(projeto de lei n.º 197/XII/1.ª)
Sr.ª Presidente,
Srs. Deputados:
Nos últimos anos, verificou-se uma explosão urbanística, resultado de um modelo de investimento no sector imobiliário que privilegiou a expansão para as periferias urbanas. Tal modelo proporcionou aos grupos financeiros lucros colossais, realizados essencialmente à custa da transformação de solos rurais em solos urbanos e ainda à custa do crédito concedido para a construção e aquisição de casa própria.
Este não foi um fenómeno exclusivo de Portugal. Também noutros países a expansão urbanística foi levada ao extremo, criando-se um cenário de bolha imobiliária. Foi, aliás, o rebentar desta bolha nos Estados Unidos que desencadeou a crise financeira mundial, logo aproveitada pelos mesmos grupos económicos e financeiros, que mais lucraram com a bolha imobiliária para, através da especulação contra a dívida soberana, promoverem o saque dos recursos nacionais.
As origens profundas do problema da transformação e uso do solo podem ser encontradas no tempo da ditadura fascista, quando se começou a transferir a competência de urbanizar do Estado para os privados. Com a liberalização do loteamento urbano, os privados adquiriam os terrenos, infraestruturavam-nos e, claro, apropriavam-se das mais-valias.
O processo de crescente especulação fundiária foi travado nos primeiros anos da Revolução de Abril, assumindo nessa altura o Estado o relevante papel que, em nossa opinião, lhe cabe.
Contudo, o distanciamento crescente e os ataques aos ideais de Abril por parte de sucessivos governos do PS, do PSD e do CDS conduziram a uma cada vez maior desresponsabilização do Estado, abrindo caminho à portentosa operação especulativa sobre os solos a que assistimos em Portugal nos últimos anos.
Estimativas várias apontam para cerca de 70 000 hectares de solo rústico artificializado, dos quais cerca de 55 000 ocupados por área urbanizada, no período compreendido entre 1985 e 2000. Neste período foram, assim, criadas mais-valias urbanísticas que podem ter atingido os 110 000 milhões de euros, que passaram para as mãos dos particulares — proprietários, urbanizadores, construtores, operadores imobiliários — e, claro, para as mãos dos bancos.
O projeto de lei hoje em discussão visa a apropriação para o património público de parte destas mais-valias urbanísticas, mas não vai ao cerne da questão.
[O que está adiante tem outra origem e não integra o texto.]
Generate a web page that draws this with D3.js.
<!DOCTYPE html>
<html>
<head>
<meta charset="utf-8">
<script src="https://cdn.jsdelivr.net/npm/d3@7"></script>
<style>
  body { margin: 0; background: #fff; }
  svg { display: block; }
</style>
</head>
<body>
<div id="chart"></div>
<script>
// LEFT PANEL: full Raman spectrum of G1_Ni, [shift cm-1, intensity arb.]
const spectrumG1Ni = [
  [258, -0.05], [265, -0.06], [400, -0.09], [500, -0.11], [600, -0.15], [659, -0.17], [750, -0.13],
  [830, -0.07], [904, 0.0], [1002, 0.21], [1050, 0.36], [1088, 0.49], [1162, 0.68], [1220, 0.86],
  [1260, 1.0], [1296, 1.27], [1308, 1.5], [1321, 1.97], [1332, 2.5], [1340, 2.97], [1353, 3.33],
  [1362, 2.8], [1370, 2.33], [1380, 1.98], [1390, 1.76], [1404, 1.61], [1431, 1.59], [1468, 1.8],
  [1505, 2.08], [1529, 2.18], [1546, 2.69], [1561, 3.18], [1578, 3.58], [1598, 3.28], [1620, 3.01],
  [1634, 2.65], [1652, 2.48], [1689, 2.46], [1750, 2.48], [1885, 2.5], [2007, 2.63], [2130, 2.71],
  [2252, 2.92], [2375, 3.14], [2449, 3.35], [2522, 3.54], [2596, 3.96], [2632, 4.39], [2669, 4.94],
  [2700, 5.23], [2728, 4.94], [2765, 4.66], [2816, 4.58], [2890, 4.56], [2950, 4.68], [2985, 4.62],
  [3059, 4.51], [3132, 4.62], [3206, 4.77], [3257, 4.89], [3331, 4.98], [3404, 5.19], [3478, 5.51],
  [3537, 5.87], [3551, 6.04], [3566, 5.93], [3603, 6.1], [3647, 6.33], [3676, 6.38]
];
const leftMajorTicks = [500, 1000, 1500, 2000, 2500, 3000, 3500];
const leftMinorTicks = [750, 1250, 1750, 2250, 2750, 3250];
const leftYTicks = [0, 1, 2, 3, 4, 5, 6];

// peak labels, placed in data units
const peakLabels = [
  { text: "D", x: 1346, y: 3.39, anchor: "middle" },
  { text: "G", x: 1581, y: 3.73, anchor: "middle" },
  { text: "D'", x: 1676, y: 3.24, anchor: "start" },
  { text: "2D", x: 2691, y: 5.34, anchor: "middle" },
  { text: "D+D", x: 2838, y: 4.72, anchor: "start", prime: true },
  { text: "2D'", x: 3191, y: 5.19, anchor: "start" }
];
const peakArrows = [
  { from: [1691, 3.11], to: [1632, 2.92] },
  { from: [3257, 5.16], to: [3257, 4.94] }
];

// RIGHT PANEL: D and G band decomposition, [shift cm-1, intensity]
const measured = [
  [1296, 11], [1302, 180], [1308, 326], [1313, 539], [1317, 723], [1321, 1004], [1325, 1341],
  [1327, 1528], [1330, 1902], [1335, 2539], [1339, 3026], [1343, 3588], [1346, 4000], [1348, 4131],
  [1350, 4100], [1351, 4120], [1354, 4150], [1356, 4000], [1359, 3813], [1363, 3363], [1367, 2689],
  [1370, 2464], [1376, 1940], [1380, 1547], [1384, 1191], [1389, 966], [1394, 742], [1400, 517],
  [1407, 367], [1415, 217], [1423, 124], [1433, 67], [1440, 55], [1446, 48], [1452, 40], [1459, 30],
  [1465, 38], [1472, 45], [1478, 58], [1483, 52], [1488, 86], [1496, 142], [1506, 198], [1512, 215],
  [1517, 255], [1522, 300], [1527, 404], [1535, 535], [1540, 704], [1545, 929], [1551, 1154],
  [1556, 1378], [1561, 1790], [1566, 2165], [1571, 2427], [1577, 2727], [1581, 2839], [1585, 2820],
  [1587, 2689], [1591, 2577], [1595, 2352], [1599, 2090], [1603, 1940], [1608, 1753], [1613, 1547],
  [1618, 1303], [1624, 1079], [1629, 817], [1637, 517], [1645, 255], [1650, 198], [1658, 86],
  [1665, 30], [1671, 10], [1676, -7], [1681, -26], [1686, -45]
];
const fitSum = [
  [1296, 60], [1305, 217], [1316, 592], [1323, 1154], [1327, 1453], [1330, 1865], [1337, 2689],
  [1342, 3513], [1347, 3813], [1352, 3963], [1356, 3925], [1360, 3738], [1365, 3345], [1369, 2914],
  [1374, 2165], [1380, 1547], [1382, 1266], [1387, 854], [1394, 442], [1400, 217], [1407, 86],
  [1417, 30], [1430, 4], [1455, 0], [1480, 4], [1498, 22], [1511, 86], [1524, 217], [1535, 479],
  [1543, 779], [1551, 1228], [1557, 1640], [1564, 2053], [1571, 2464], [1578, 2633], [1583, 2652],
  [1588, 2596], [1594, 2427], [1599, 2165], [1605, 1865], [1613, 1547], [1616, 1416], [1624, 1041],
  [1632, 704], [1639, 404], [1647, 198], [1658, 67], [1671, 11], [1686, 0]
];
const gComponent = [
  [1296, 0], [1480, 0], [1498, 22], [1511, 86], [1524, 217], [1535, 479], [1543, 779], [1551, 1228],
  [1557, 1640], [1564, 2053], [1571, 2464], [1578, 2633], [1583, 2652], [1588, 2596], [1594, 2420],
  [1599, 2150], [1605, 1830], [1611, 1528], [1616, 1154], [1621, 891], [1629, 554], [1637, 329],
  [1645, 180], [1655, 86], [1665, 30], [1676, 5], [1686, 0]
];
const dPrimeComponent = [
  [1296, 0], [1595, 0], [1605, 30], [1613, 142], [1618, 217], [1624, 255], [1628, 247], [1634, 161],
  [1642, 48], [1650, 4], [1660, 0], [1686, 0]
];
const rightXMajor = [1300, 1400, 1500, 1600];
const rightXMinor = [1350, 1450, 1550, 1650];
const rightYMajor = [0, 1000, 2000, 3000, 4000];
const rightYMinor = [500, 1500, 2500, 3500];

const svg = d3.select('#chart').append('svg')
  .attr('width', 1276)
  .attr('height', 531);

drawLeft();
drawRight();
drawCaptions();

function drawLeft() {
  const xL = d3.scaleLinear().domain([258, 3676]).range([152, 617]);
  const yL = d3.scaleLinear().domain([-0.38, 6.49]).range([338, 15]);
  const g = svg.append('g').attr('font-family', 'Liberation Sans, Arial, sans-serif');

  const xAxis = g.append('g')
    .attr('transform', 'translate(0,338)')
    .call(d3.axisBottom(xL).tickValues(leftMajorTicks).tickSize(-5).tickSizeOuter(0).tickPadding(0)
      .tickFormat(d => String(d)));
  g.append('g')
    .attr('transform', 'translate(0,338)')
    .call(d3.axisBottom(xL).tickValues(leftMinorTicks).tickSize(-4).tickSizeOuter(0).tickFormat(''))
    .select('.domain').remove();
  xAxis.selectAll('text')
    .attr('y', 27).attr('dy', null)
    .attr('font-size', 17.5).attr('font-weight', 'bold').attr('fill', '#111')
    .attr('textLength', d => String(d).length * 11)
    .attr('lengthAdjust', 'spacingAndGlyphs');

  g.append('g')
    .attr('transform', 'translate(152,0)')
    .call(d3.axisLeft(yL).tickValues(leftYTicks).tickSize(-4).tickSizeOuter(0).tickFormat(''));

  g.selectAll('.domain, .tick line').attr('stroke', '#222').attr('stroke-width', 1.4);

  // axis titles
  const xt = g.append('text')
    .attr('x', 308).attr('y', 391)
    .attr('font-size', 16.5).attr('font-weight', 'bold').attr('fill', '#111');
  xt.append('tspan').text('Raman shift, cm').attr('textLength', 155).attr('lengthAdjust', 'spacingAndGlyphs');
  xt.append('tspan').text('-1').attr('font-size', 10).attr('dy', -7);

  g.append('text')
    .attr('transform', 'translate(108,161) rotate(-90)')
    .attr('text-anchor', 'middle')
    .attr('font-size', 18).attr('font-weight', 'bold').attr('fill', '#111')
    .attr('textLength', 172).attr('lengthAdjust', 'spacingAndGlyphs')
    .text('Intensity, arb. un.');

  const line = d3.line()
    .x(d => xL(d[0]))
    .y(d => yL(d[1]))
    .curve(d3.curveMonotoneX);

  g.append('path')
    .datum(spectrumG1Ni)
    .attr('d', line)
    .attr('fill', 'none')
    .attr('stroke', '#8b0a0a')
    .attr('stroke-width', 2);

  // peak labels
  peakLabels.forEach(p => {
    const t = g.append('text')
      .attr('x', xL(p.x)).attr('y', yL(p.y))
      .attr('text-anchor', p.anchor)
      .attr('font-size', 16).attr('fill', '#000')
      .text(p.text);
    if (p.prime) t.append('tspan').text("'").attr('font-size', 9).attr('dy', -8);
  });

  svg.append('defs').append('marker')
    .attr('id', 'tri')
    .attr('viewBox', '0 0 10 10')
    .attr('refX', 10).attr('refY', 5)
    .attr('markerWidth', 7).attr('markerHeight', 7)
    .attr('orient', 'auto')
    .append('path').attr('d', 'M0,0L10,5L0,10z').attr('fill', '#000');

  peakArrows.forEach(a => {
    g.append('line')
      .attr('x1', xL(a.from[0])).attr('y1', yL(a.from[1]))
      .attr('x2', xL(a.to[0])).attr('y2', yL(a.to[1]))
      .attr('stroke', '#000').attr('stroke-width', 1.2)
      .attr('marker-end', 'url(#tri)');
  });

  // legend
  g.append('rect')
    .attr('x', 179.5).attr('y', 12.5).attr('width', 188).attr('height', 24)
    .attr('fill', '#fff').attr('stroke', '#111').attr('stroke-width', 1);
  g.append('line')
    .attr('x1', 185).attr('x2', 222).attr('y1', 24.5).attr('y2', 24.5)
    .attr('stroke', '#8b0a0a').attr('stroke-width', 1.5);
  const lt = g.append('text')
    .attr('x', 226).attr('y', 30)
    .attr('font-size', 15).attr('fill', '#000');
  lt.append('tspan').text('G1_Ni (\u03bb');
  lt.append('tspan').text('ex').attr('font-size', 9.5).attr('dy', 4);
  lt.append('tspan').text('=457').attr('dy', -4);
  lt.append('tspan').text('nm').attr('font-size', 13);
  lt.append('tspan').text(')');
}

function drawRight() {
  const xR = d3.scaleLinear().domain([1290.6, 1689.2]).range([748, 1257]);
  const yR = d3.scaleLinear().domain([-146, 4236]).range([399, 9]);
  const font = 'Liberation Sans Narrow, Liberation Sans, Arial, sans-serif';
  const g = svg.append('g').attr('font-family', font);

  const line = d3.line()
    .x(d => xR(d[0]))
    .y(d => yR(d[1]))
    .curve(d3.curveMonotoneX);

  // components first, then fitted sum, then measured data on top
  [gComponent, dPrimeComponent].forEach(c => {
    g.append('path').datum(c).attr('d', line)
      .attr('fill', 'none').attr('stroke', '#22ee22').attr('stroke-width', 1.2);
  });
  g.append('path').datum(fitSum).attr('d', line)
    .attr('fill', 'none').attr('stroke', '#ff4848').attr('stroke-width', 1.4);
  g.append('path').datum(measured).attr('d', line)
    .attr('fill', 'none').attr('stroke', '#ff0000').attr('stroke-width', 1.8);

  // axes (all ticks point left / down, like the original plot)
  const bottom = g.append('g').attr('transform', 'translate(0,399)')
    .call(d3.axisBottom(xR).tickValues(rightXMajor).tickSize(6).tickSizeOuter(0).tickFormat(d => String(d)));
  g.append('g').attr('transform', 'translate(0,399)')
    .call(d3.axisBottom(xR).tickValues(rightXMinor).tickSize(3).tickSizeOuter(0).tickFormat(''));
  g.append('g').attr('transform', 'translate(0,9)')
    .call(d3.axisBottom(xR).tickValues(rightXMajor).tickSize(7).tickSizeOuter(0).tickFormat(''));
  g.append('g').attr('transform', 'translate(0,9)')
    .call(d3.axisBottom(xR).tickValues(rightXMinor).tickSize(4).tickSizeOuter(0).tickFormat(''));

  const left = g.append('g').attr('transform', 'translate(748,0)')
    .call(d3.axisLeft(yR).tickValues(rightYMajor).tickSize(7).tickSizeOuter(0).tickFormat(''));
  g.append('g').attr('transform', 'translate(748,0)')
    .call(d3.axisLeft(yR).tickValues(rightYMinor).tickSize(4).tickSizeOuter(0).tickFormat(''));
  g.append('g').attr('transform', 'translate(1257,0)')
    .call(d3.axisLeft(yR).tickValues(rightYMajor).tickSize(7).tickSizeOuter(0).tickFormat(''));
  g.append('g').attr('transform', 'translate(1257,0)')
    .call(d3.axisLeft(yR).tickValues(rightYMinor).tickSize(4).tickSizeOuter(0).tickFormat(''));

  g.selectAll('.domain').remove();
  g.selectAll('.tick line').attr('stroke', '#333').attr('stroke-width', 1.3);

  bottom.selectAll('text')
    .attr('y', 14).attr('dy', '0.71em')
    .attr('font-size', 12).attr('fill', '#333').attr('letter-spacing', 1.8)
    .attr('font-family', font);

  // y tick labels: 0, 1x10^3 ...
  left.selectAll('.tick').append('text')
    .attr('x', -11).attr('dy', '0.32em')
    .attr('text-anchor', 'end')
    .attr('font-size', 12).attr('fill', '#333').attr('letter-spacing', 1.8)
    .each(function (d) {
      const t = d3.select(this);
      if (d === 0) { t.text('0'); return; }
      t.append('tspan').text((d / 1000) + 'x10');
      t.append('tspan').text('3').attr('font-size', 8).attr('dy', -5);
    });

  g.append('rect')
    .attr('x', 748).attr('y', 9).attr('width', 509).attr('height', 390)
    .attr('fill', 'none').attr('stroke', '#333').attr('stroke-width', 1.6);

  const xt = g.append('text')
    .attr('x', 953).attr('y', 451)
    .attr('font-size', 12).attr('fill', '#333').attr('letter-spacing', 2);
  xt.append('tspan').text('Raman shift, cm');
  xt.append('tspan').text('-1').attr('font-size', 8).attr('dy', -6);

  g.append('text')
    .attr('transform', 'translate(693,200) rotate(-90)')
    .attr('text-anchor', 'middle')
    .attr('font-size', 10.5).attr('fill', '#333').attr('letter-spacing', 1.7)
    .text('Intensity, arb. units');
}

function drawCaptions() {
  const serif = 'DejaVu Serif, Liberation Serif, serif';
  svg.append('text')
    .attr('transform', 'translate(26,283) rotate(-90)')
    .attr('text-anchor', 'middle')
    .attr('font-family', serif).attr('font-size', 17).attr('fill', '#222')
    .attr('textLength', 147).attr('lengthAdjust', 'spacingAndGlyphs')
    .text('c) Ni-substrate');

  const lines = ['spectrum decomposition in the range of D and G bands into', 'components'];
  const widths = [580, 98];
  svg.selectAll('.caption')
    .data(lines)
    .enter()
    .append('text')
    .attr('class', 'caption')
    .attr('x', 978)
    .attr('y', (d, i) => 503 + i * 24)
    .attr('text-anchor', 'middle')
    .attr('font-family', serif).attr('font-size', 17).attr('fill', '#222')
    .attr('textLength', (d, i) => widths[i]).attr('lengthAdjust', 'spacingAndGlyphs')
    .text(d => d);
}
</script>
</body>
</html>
Em nossa opinião, é necessária a adoção de um conjunto de políticas que tendencialmente contrariem o aparecimento das mais-valias urbanísticas, sem prejuízo de garantir a participação do Estado naquelas que são geradas por decisões político-administrativas.
O País não precisa de menos Estado, como os partidos da política de direita defendem, embora na prática estes partidos coloquem o Estado sempre ao serviço dos interesses do grande capital.
Do que o País precisa é de mais Estado, um Estado interventor e não um mero regulador ou até, como vem acontecendo, um mero observador.
Do que o País precisa é de acabar com as grandes negociatas promovidas em torno de reclassificações de solo à revelia de quaisquer planos ou mesmo contra os próprios planos, que desrespeitam os instrumentos de gestão territorial, como tem acontecido, por exemplo, com projetos de potencial interesse nacional (PIN).
Do que o País precisa é de uma intervenção sistemática e profunda do Estado em defesa do interesse público, que assuma como públicas as competências do ordenamento do território e do urbanismo, combatendo na origem a especulação fundiária e imobiliária.